What's Happening?
Bulten Group has signed an agreement to divest its contract manufacturing operation in Tianjin, China, to a local investor group led by Kaikai Chen. The sale, valued at CNY 1.0 million, is part of Bulten's strategy to simplify its operations and focus
on core activities with higher value creation potential. The Tianjin operation generated CNY 88 million in revenue in 2025 and employed 86 people. The divestment is expected to be completed by the end of August 2026, subject to regulatory approvals.
Why It's Important?
This divestment aligns with Bulten's strategic goal to reduce complexity and focus on more profitable and capital-efficient operations. By shedding non-core assets, Bulten aims to enhance its financial performance and concentrate resources on sectors with higher growth potential, such as renewable energy and consumer electronics.

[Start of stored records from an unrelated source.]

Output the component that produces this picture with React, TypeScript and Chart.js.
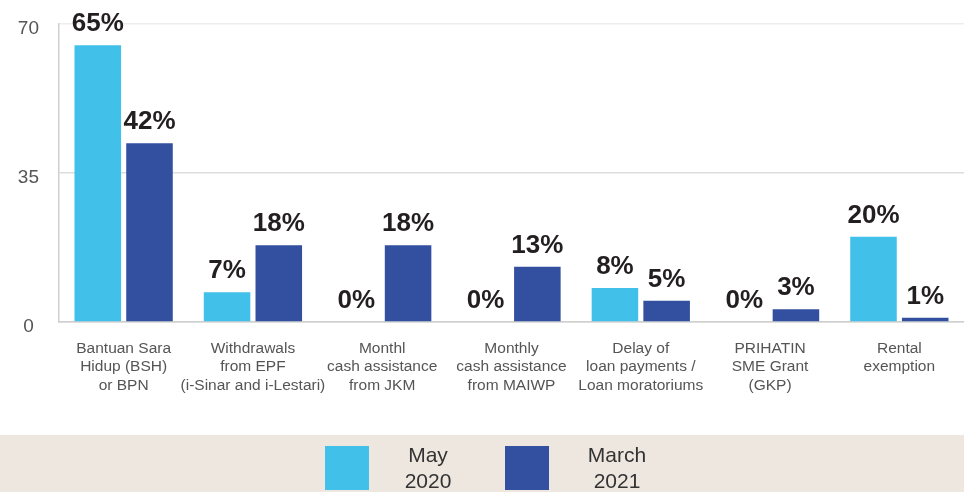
import React, { useEffect, useRef } from "react";
import { Chart, registerables } from "chart.js";

Chart.register(...registerables);

const categories: string[][] = [
  ["Bantuan Sara", "Hidup (BSH)", "or BPN"],
  ["Withdrawals", "from EPF", "(i-Sinar and i-Lestari)"],
  ["Monthl", "cash assistance", "from JKM"],
  ["Monthly", "cash assistance", "from MAIWP"],
  ["Delay of", "loan payments /", "Loan moratoriums"],
  ["PRIHATIN", "SME Grant", "(GKP)"],
  ["Rental", "exemption"],
];
const may2020: number[] = [65, 7, 0, 0, 8, 0, 20];
const march2021: number[] = [42, 18, 18, 13, 5, 3, 1];
const seriesNames: string[][] = [["May", "2020"], ["March", "2021"]];
const yTicks: number[] = [0, 35, 70];

const CYAN = "#41C0E9";
const BLUE = "#324FA0";
const FONT = "'Liberation Sans', Arial, Helvetica, sans-serif";

const valueLabels = {
  id: "valueLabels",
  afterDatasetsDraw(chart: any) {
    const ctx = chart.ctx;
    ctx.save();
    ctx.font = `bold 26px ${FONT}`;
    ctx.fillStyle = "#231f20";
    ctx.textAlign = "center";
    ctx.textBaseline = "alphabetic";
    chart.data.datasets.forEach((ds: any, di: number) => {
      const meta = chart.getDatasetMeta(di);
      meta.data.forEach((el: any, i: number) => {
        ctx.fillText(`${ds.data[i]}%`, el.x, el.y - 14);
      });
    });
    ctx.restore();
  },
};

export default function App() {
  const ref = useRef<HTMLCanvasElement>(null);
  useEffect(() => {
    if (!ref.current) return;
    const chart = new Chart(ref.current, {
      type: "bar",
      data: {
        labels: categories,
        datasets: [
          { label: seriesNames[0].join(" "), data: may2020, backgroundColor: CYAN },
          { label: seriesNames[1].join(" "), data: march2021, backgroundColor: BLUE },
        ],
      },
      options: {
        responsive: false,
        animation: false,
        devicePixelRatio: 1,
        layout: { padding: { top: 24, right: 0, left: 0, bottom: 0 } },
        plugins: {
          legend: { display: false },
          tooltip: { enabled: false },
        },
        scales: {
          x: {
            grid: { display: false, drawTicks: false },
            border: { display: true, color: "#cfcfcf", width: 1.5 },
            ticks: {
              color: "#555",
              font: { family: FONT, size: 15.5, lineHeight: 1.2 },
              padding: 17,
              maxRotation: 0,
              autoSkip: false,
            },
            afterFit: (s: any) => {
              s.height = 113;
              s.paddingLeft = 0;
              s.paddingRight = 0;
            },
          },
          y: {
            min: 0,
            max: 70,
            afterBuildTicks: (s: any) => {
              s.ticks = yTicks.map((v) => ({ value: v }));
            },
            grid: {
              drawTicks: false,
              color: (c: any) => (c.tick && c.tick.value === 70 ? "#eeeeee" : "#dddddd"),
              lineWidth: 1.5,
            },
            border: { display: true, color: "#cfcfcf", width: 1.5 },
            ticks: {
              color: "#555",
              font: { family: FONT, size: 19 },
              padding: 20,
              crossAlign: "center",
              labelOffset: 5,
            },
            afterFit: (s: any) => {
              s.width = 59;
              s.paddingTop = 0;
              s.paddingBottom = 0;
            },
          },
        },
      },
      plugins: [valueLabels],
    });
    return () => chart.destroy();
  }, []);

  const legendItems = [
    { color: CYAN, box: 325, text: 428 },
    { color: BLUE, box: 505, text: 617 },
  ];

  return (
    <div style={{ position: "fixed", left: 0, top: 0, width: 964, height: 492, background: "#fff", fontFamily: FONT }}>
      <canvas ref={ref} width={964} height={435} style={{ display: "block", width: 964, height: 435 }} />
      <div style={{ position: "absolute", left: 0, top: 435, width: 964, height: 57, background: "#EEE7DF" }} />
      {legendItems.map((it, i) => (
        <React.Fragment key={i}>
          <div style={{ position: "absolute", left: it.box, top: 446, width: 44, height: 44, background: it.color }} />
          <div
            style={{
              position: "absolute",
              left: it.text - 60,
              top: 442,
              width: 120,
              textAlign: "center",
              fontSize: 21,
              lineHeight: "26px",
              color: "#333",
            }}
          >
            {seriesNames[i][0]}
            <br />
            {seriesNames[i][1]}
          </div>
        </React.Fragment>
      ))}
    </div>
  );
}
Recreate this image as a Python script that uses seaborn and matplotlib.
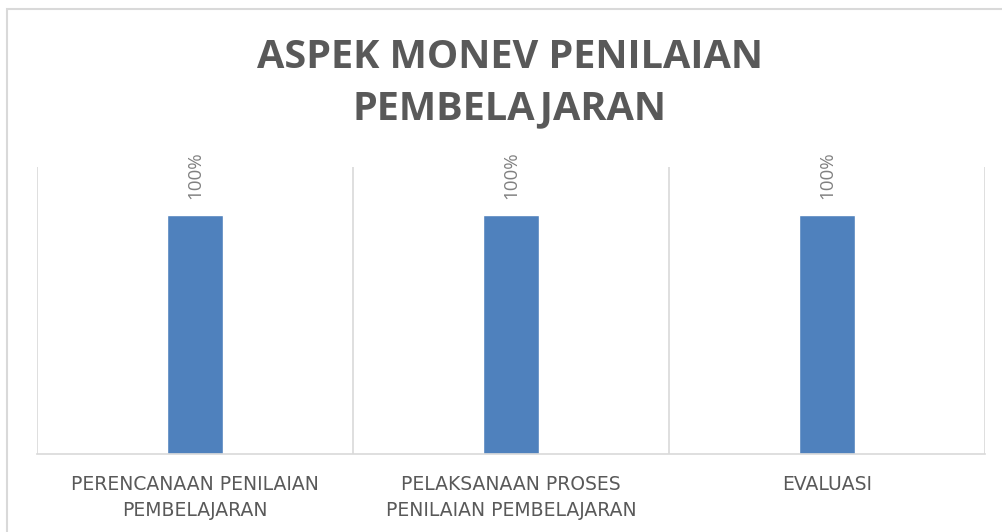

The move is expected to improve Bulten's earnings per share and streamline its global operations, potentially leading to increased shareholder value and a stronger market position.
What's Next?
Following the divestment, Bulten plans to focus on high precision parts and C-distribution in selected sectors. The company anticipates a positive impact on its earnings per share and a reduction in loss contributions from the divested operation. Bulten's long-term commitment to the Chinese market remains, with a strategic shift towards sectors with higher growth potential. The final accounting impact of the transaction will be determined upon completion.